Grace’s Ghosts by Stephenie Wilson Peterson: A middle-grade book about Grace, whose best friends are ghosts. When she learns her town is cursed, the ghosts beg her to free them. This sounds more like an action-focused plot rather than a mystery, but a girl torn between ghosts and her town is definitely unique.

Sabriel by Garth Nix: I love this book! Sabriel has the power to put dead things who are walking the earth again back to dead–for good. Well, usually. I love the magic bells Sabriel uses, her longing for her missing father, and, of course, the cat that is so much more than just a cat. (P.S. This one is low on the scare-o-meter, but Sabriel does enter the realm of the dead, so there’s that).

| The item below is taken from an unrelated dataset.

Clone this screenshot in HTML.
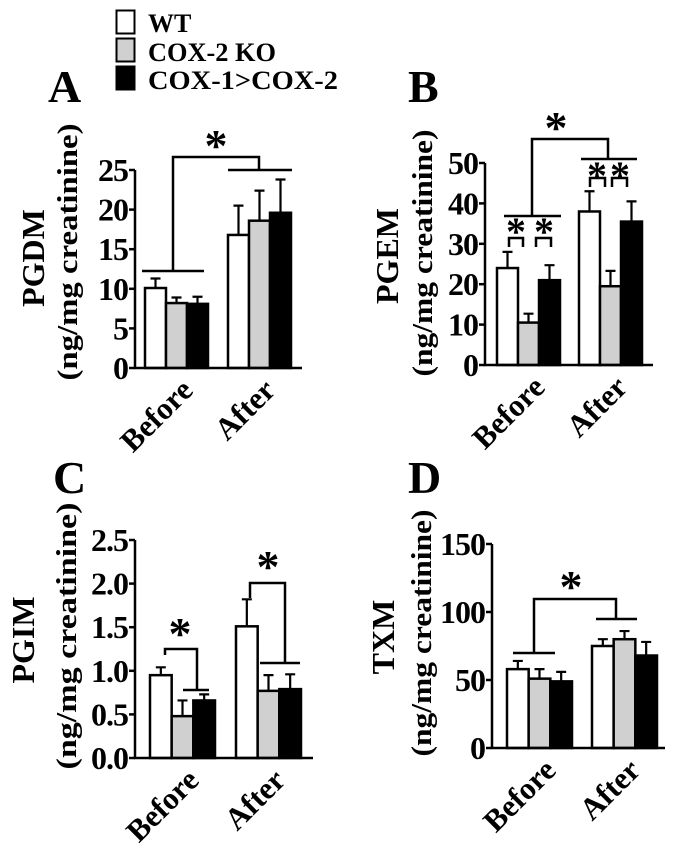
<!DOCTYPE html>
<html><head><meta charset="utf-8">
<style>
html,body{margin:0;padding:0;background:#fff;}
svg{display:block;font-family:"Liberation Serif","Times New Roman",serif;font-weight:bold;}
</style></head>
<body>
<svg id="fig" width="675" height="854" viewBox="0 0 675 854" xmlns="http://www.w3.org/2000/svg">
  <g>
    <rect x="116.5" y="10.5" width="18" height="23" fill="#fff" stroke="#000" stroke-width="2"/>
    <text x="148" y="32" font-size="26">WT</text>
    <rect x="116.5" y="38.5" width="18" height="23" fill="#d0d0d0" stroke="#000" stroke-width="2"/>
    <text x="148" y="61" font-size="26" textLength="128" lengthAdjust="spacingAndGlyphs">COX-2 KO</text>
    <rect x="116.5" y="66.5" width="18" height="23" fill="#000" stroke="#000" stroke-width="2"/>
    <text x="148" y="89" font-size="26" textLength="190" lengthAdjust="spacingAndGlyphs">COX-1&gt;COX-2</text>
  </g>
</svg>
<script>
// ---- data ----
const groups = ["Before", "After"];
const seriesNames = ["WT", "COX-2 KO", "COX-1>COX-2"];
const pgdmMean = [[10.1, 8.2, 8.1], [16.8, 18.6, 19.6]];
const pgdmErr  = [[11.3, 8.9, 9.0], [20.5, 22.4, 23.8]];
const pgdmTicks = ["0","5","10","15","20","25"];
const pgemMean = [[24, 10.5, 21], [38, 19.5, 35.5]];
const pgemErr  = [[28, 12.7, 24.7], [43, 23.3, 40.5]];
const pgemTicks = ["0","10","20","30","40","50"];
const pgimMean = [[0.95, 0.48, 0.66], [1.51, 0.77, 0.79]];
const pgimErr  = [[1.04, 0.66, 0.73], [1.82, 0.95, 0.96]];
const pgimTicks = ["0.0","0.5","1.0","1.5","2.0","2.5"];
const txmMean = [[58, 51, 49], [75, 80, 68]];
const txmErr  = [[64, 58, 56], [80, 86, 78]];
const txmTicks = ["0","50","100","150"];

const fills = ["#fff", "#d0d0d0", "#000"];
const NS = "http://www.w3.org/2000/svg";
const svg = document.getElementById("fig");
function mk(tag, attrs, parent) {
  const e = document.createElementNS(NS, tag);
  for (const k in attrs) e.setAttribute(k, attrs[k]);
  (parent || svg).appendChild(e);
  return e;
}
function panel(cfg) {
  const g = mk("g", {});
  
  
  const max = parseFloat(cfg.ticks[cfg.ticks.length - 1]);
  const y = v => cfg.y0 - (v / max) * (cfg.y0 - cfg.yTop);
  const bw = (cfg.groupX[0][1] - cfg.groupX[0][0]) / 3;
  const barX = (gi, si) => cfg.groupX[gi][0] + si * bw;
  const barC = (gi, si) => barX(gi, si) + bw / 2;
  const L = mk("text", {x: cfg.letterX, y: cfg.letterY, "font-size": 46}, g);
  L.textContent = cfg.letter;
  
  
  const t1 = mk("text", {transform: `translate(${cfg.t1x},${cfg.tcy}) rotate(-90)`, "text-anchor": "middle", "font-size": 32}, g);
  t1.textContent = cfg.title;
  
  
  const t2 = mk("text", {transform: `translate(${cfg.t2x},${cfg.t2cy}) rotate(-90)`, "text-anchor": "middle", "font-size": 28, textLength: cfg.t2len, lengthAdjust: "spacingAndGlyphs"}, g);
  t2.textContent = "(ng/mg creatinine)";
  
  
  cfg.mean.forEach((row, gi) => row.forEach((v, si) => {
    const r = mk("rect", {x: barX(gi, si), y: y(v), width: bw, height: cfg.y0 - y(v), fill: fills[si], stroke: "#000", "stroke-width": 2.5}, g);
    
    
    const c = barC(gi, si), e = cfg.err[gi][si];
    const p = mk("path", {d: `M${c},${y(v)}V${y(e)}M${c-5},${y(e)}H${c+5}`, stroke: "#000", "stroke-width": 2.2, fill: "none"}, g);
    
    
  }));
  const ax = mk("path", {d: `M${cfg.axisX},${cfg.yTop}V${cfg.y0}H${cfg.axisEnd}`, stroke: "#000", "stroke-width": 2.5, fill: "none"}, g);
  
  
  cfg.ticks.forEach(t => {
    const ty = y(parseFloat(t));
    const tk = mk("path", {d: `M${cfg.axisX-6},${ty}H${cfg.axisX}`, stroke: "#000", "stroke-width": 2.5}, g);
    
    
    const tl = mk("text", {x: cfg.axisX - 7, y: ty + 11, "text-anchor": "end", "font-size": 32, "letter-spacing": "-1"}, g);
    tl.textContent = t;
    
    
  });
  groups.forEach((name, gi) => {
    const cx = (cfg.groupX[gi][0] + cfg.groupX[gi][1]) / 2 + 18;
    const xl = mk("text", {transform: `translate(${cx},${cfg.y0 + 24}) rotate(-45)`, "text-anchor": "end", "font-size": 31}, g);
    xl.textContent = name;
    
    
  });
  (cfg.sig || []).forEach(s => {
    const p = mk("path", {d: s.d, stroke: "#000", "stroke-width": 2.5, fill: "none"}, g);
    
    
  });
  (cfg.stars || []).forEach(s => {
    const st = mk("text", {x: s[0], y: s[1], "text-anchor": "middle", "font-size": s[2]}, g);
    st.textContent = "*";
    
    
  });
}
panel({id: "a", letter: "A", letterX: 48, letterY: 102, title: "PGDM", t1x: 44, tcy: 258, t2x: 77, t2cy: 252, t2len: 257,
  mean: pgdmMean, err: pgdmErr, ticks: pgdmTicks, y0: 368, yTop: 170, axisX: 135, axisEnd: 302,
  groupX: [[145, 208], [228, 290]],
  sig: [{d: "M142,271H204"}, {d: "M228,170H292"}, {d: "M173,271V157H259V170"}],
  stars: [[216, 161, 46]]});
panel({id: "b", letter: "B", letterX: 408, letterY: 102, title: "PGEM", t1x: 398, tcy: 256, t2x: 432, t2cy: 253, t2len: 247,
  mean: pgemMean, err: pgemErr, ticks: pgemTicks, y0: 365, yTop: 163, axisX: 485, axisEnd: 653,
  groupX: [[497, 560], [579, 643]],
  sig: [{d: "M504,216H561"}, {d: "M581,159H637"}, {d: "M532,216V139H608V159"},
        {d: "M509,247V238H523V247"}, {d: "M536,247V238H551V247"},
        {d: "M590,187V178H605V187"}, {d: "M612,187V178H627V187"}],
  stars: [[556, 143, 46], [516, 245, 40], [544, 245, 40], [597, 189, 40], [620, 189, 40]]});
panel({id: "c", letter: "C", letterX: 53, letterY: 493, title: "PGIM", t1x: 34, tcy: 640, t2x: 76, t2cy: 636, t2len: 267,
  mean: pgimMean, err: pgimErr, ticks: pgimTicks, y0: 758, yTop: 540, axisX: 135, axisEnd: 313,
  groupX: [[150, 215], [236, 302]],
  sig: [{d: "M183,690H209"}, {d: "M165,655V649H197V690"}, {d: "M260,663H300"}, {d: "M250,598V583H285V663"}],
  stars: [[180, 649, 46], [268, 582, 46]]});
panel({id: "d", letter: "D", letterX: 408, letterY: 493, title: "TXM", t1x: 394, tcy: 637, t2x: 431, t2cy: 633, t2len: 247,
  mean: txmMean, err: txmErr, ticks: txmTicks, y0: 748, yTop: 544, axisX: 492, axisEnd: 665,
  groupX: [[507, 572], [592, 656]],
  sig: [{d: "M513,653H555"}, {d: "M596,619H637"}, {d: "M534,653V599H616V619"}],
  stars: [[571, 602, 46]]});
</script>
</body></html>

The Bone Witch by Rin Chupeco: The main character in this book is named Tea–how neat is that?! This tale is similar to Sabriel in that Tea has the power to interact with the dead. But her powers are a little less developed than Sabriel’s, because she accidentally resurrects her brother. When dark forces approach, she’ll have to overcome obstacles and make a powerful choice. I haven’t read this book yet, but from the reviews, it doesn’t look high on the scare-o-meter either.

Elatsoe by Darcie Little Badger: More ghosts! But those in Elatsoe are only animals. When her cousin is murdered, Elatsoe hunts for the murderer using her Lipan Apache magic to raise her dead dog to help in the hunt. The ending is the creepiest part of this book. Otherwise, there are only a few ominous parts.

The Waking Forest by Alyssa Wees: Secrets hide in the waking forest. Something is stirring within, and when Rhea’s and a witch’s paths collide, a truth more treacherous and deadly than either could ever imagine surfaces. But how much are they willing to risk to survive? An eerie, atmospheric book that makes me think of Uprooted or The Kingdom of Back.

The Lantern’s Ember by Colleen Houck: Five hundred years ago, Jack made a deal with the devil and is now a Lantern—one of the watchmen who guard the portals to the Otherworld, a realm crawling with nightmarish creatures. Then he meets Ember, a witch, who crosses into the forbidden underworld, and Jack must chase her before the earthly and unearthly worlds descend into chaos.

Just from the synopsis, Ember seems a little annoying–why would she go into the underworld in the first place and make a guy chase her for presumably most of the story? We’ll hope she’s not as small-minded as that.

The Once and Future Witches by Alix E. Harrow: I loved Harrow’s debut, The Ten Thousand Doors of January, so I look forward to reading about some sisters’ plan to turn the women’s suffrage movement into the witch’s movement, even when stalked by sickness and shadows.

House of Hollow by Krystal Sutherland: I’m trying to decide if this book is too creepy for me or not. The cover is definitely creepy enough! (Then again, I think any faces on covers, even when they’re not dripping blood, are creepy.) In this book, Iris has spent most of her teenage years trying to avoid the weirdness that sticks to her like tar. That tends to happen when you can’t remember what happened to you and your two sisters when you were kids.

But when her eldest sister, Grey, goes missing, Iris learns just how weird her life can get: horned men start shadowing her, a corpse falls out of her sister’s ceiling, and ugly, impossible memories start to twist their way to the forefront of her mind. Iris starts hunting down what happened to her sister, but she might not want to know the dark and dangerous truth.

What are some of your favorite books to read in the autumn?